— Begin —
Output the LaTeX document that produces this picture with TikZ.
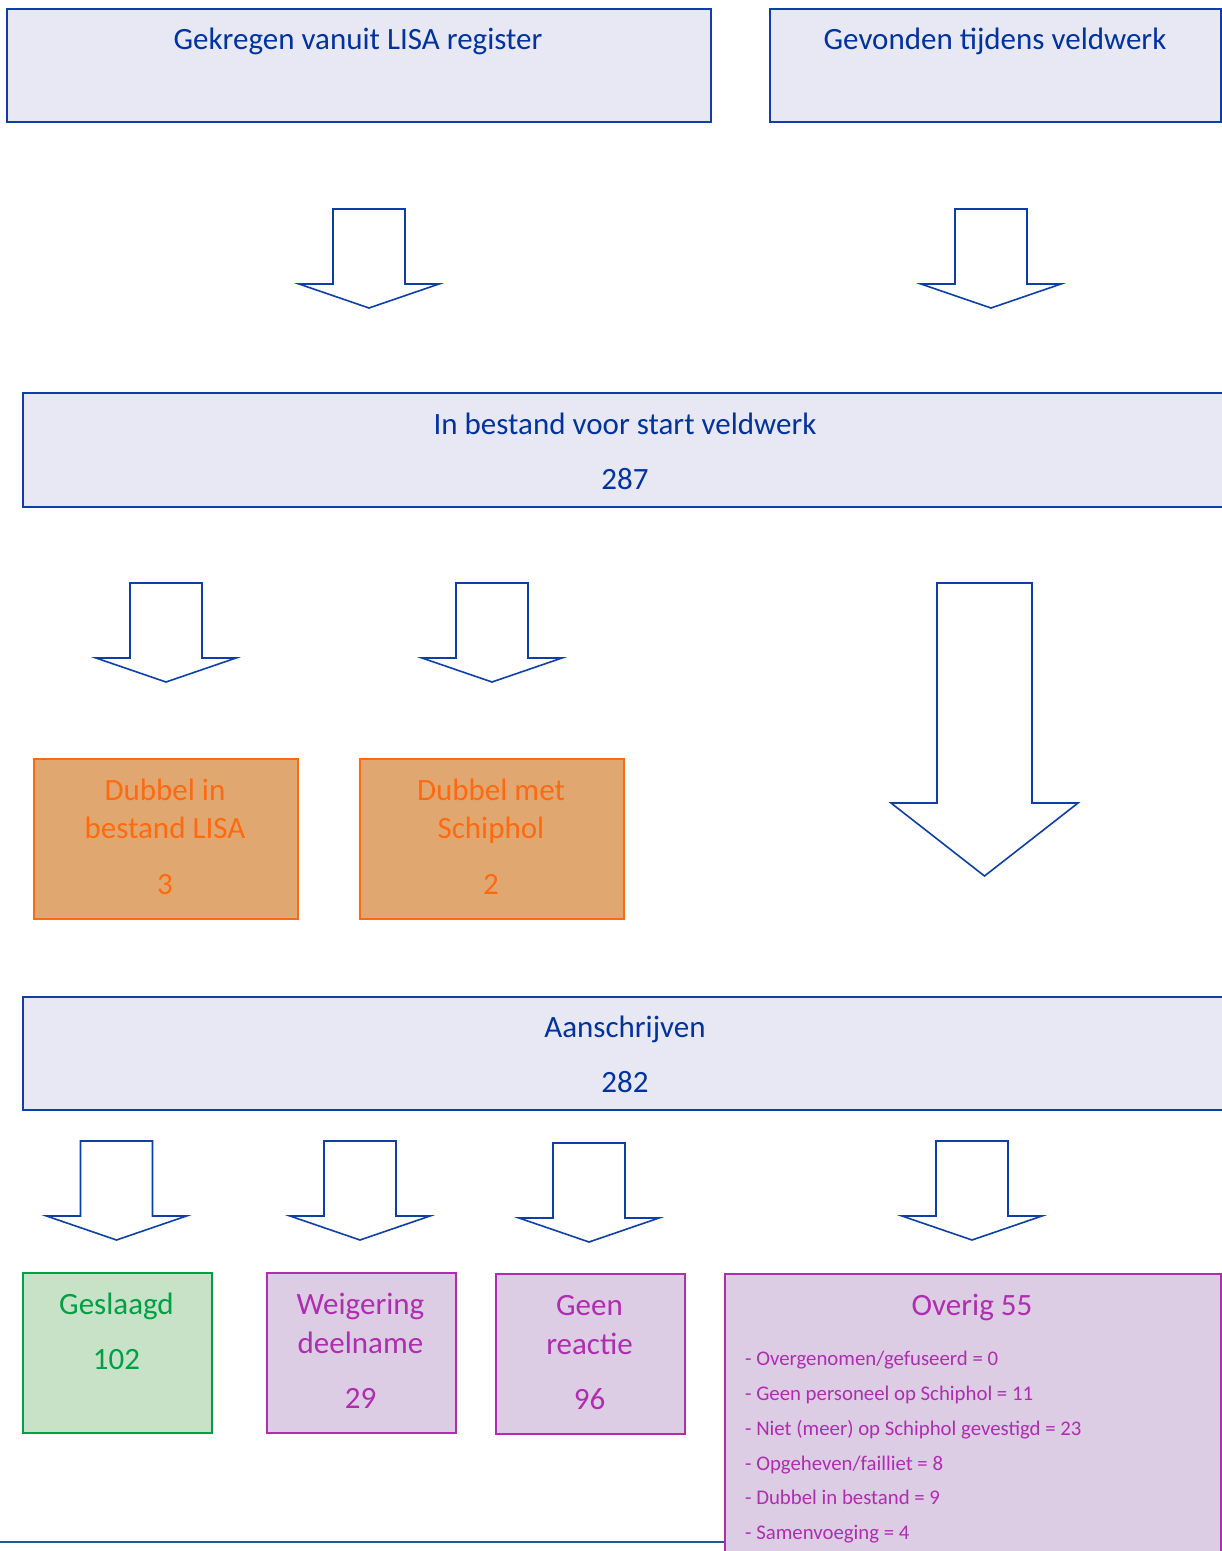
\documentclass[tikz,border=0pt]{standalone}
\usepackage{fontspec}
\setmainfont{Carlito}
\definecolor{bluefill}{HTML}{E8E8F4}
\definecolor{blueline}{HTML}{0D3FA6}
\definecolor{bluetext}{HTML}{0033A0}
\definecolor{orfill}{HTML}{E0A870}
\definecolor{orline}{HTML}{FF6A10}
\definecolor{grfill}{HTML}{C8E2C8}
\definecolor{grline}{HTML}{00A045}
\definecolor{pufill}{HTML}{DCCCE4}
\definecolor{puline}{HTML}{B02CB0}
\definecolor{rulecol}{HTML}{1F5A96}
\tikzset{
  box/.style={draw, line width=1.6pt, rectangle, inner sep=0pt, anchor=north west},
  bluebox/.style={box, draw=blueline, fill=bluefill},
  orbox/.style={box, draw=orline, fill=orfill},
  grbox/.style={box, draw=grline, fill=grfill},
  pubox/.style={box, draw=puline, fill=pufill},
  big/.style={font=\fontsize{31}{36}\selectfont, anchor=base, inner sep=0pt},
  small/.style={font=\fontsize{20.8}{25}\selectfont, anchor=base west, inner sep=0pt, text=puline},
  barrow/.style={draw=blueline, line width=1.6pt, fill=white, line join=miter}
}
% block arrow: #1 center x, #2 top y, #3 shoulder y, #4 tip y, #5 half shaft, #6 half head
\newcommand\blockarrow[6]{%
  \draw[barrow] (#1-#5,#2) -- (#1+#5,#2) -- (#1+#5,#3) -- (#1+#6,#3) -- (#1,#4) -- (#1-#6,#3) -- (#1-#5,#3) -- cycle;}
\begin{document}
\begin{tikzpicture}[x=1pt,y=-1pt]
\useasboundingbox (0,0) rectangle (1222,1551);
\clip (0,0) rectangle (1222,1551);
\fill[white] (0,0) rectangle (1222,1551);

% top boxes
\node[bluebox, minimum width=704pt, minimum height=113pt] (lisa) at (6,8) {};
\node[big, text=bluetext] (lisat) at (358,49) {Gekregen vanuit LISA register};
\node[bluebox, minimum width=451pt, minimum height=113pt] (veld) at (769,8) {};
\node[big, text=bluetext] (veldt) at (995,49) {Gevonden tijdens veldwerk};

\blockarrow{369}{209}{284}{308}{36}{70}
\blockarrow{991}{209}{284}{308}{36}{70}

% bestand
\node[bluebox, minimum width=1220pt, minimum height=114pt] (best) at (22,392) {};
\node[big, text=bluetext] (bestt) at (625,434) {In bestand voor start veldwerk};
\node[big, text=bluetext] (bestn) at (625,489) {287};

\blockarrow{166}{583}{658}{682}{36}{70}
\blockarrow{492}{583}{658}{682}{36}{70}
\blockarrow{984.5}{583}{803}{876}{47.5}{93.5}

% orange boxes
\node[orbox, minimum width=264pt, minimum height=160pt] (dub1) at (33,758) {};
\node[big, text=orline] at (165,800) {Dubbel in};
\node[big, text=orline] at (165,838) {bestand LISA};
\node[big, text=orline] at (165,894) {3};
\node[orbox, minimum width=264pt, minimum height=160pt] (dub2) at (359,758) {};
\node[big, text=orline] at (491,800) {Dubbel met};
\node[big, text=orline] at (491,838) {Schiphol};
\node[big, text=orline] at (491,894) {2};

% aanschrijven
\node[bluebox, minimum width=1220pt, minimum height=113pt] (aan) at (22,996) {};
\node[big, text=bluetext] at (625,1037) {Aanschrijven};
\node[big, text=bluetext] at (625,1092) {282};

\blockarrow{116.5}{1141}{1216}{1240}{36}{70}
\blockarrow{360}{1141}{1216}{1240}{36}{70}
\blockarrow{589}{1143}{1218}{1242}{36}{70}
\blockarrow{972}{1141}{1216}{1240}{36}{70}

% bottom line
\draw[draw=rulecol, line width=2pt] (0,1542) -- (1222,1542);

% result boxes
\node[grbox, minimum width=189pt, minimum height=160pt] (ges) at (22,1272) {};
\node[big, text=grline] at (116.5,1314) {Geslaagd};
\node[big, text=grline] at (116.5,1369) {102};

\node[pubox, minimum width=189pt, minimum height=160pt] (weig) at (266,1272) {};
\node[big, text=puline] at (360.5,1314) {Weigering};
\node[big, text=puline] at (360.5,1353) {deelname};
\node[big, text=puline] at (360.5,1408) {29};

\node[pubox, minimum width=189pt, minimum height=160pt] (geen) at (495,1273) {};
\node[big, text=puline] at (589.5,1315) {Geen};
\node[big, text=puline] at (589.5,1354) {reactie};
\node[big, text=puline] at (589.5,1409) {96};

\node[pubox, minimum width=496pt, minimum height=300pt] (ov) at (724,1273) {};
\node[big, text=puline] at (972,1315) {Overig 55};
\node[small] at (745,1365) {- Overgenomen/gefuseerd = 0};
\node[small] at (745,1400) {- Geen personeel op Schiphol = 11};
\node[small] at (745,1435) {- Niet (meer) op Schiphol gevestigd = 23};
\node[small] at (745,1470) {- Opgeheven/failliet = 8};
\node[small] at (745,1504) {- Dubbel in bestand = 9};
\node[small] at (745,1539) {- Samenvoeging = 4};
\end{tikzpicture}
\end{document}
— End —
— Begin —
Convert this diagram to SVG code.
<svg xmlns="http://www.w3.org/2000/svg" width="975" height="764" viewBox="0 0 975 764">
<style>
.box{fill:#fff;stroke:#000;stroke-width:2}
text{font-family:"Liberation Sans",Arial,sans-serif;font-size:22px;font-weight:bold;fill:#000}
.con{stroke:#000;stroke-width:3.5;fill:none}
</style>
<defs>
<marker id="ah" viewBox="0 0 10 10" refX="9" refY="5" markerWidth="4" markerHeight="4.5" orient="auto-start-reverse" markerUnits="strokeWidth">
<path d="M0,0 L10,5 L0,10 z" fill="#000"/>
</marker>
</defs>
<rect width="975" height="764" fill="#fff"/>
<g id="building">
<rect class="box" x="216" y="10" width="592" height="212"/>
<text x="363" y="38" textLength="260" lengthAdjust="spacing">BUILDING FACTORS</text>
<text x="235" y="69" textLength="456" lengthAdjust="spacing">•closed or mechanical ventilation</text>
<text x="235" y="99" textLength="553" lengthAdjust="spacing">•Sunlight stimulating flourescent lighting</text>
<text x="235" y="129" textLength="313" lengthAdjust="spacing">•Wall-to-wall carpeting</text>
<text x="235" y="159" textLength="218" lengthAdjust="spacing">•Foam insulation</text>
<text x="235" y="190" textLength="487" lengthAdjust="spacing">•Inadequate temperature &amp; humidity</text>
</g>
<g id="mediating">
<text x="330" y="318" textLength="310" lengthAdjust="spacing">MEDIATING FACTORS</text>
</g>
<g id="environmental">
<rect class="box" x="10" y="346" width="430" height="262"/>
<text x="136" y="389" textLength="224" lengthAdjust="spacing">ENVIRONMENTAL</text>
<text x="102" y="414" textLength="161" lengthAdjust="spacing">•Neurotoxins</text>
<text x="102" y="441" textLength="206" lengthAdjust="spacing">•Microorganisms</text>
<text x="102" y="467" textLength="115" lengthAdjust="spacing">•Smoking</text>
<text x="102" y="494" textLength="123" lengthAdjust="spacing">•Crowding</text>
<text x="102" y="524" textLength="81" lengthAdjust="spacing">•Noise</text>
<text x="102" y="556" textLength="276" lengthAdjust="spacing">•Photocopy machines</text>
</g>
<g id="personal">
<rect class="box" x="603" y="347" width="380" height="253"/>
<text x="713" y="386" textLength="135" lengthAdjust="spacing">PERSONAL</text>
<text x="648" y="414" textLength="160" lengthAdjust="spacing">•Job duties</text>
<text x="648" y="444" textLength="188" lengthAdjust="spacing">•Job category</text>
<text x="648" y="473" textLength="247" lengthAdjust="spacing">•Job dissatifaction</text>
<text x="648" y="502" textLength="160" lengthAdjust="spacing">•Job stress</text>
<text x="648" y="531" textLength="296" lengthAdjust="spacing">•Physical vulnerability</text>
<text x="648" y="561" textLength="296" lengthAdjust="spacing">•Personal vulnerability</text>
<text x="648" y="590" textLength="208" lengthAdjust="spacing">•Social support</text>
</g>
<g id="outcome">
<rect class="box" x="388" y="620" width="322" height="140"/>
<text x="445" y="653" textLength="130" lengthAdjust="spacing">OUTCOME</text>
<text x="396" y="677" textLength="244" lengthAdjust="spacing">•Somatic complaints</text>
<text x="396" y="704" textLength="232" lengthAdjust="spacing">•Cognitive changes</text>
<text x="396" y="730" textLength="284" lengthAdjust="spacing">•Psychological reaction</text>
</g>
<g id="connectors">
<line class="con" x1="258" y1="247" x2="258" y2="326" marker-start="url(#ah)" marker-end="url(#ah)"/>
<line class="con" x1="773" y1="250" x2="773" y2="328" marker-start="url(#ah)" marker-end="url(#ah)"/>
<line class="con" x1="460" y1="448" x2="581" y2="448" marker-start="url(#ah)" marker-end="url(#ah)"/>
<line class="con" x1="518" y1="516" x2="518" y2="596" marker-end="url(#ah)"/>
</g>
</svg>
— End —
> _The problem_: In the listing above, find the line containing "Output the LaTeX" and the line containing "text=bluetext] (veldt) at", then output those two lines and everything between them exactly as written, without the images.

> _Final result_:
Output the LaTeX document that produces this picture with TikZ.
\documentclass[tikz,border=0pt]{standalone}
\usepackage{fontspec}
\setmainfont{Carlito}
\definecolor{bluefill}{HTML}{E8E8F4}
\definecolor{blueline}{HTML}{0D3FA6}
\definecolor{bluetext}{HTML}{0033A0}
\definecolor{orfill}{HTML}{E0A870}
\definecolor{orline}{HTML}{FF6A10}
\definecolor{grfill}{HTML}{C8E2C8}
\definecolor{grline}{HTML}{00A045}
\definecolor{pufill}{HTML}{DCCCE4}
\definecolor{puline}{HTML}{B02CB0}
\definecolor{rulecol}{HTML}{1F5A96}
\tikzset{
  box/.style={draw, line width=1.6pt, rectangle, inner sep=0pt, anchor=north west},
  bluebox/.style={box, draw=blueline, fill=bluefill},
  orbox/.style={box, draw=orline, fill=orfill},
  grbox/.style={box, draw=grline, fill=grfill},
  pubox/.style={box, draw=puline, fill=pufill},
  big/.style={font=\fontsize{31}{36}\selectfont, anchor=base, inner sep=0pt},
  small/.style={font=\fontsize{20.8}{25}\selectfont, anchor=base west, inner sep=0pt, text=puline},
  barrow/.style={draw=blueline, line width=1.6pt, fill=white, line join=miter}
}
% block arrow: #1 center x, #2 top y, #3 shoulder y, #4 tip y, #5 half shaft, #6 half head
\newcommand\blockarrow[6]{%
  \draw[barrow] (#1-#5,#2) -- (#1+#5,#2) -- (#1+#5,#3) -- (#1+#6,#3) -- (#1,#4) -- (#1-#6,#3) -- (#1-#5,#3) -- cycle;}
\begin{document}
\begin{tikzpicture}[x=1pt,y=-1pt]
\useasboundingbox (0,0) rectangle (1222,1551);
\clip (0,0) rectangle (1222,1551);
\fill[white] (0,0) rectangle (1222,1551);

% top boxes
\node[bluebox, minimum width=704pt, minimum height=113pt] (lisa) at (6,8) {};
\node[big, text=bluetext] (lisat) at (358,49) {Gekregen vanuit LISA register};
\node[bluebox, minimum width=451pt, minimum height=113pt] (veld) at (769,8) {};
\node[big, text=bluetext] (veldt) at (995,49) {Gevonden tijdens veldwerk};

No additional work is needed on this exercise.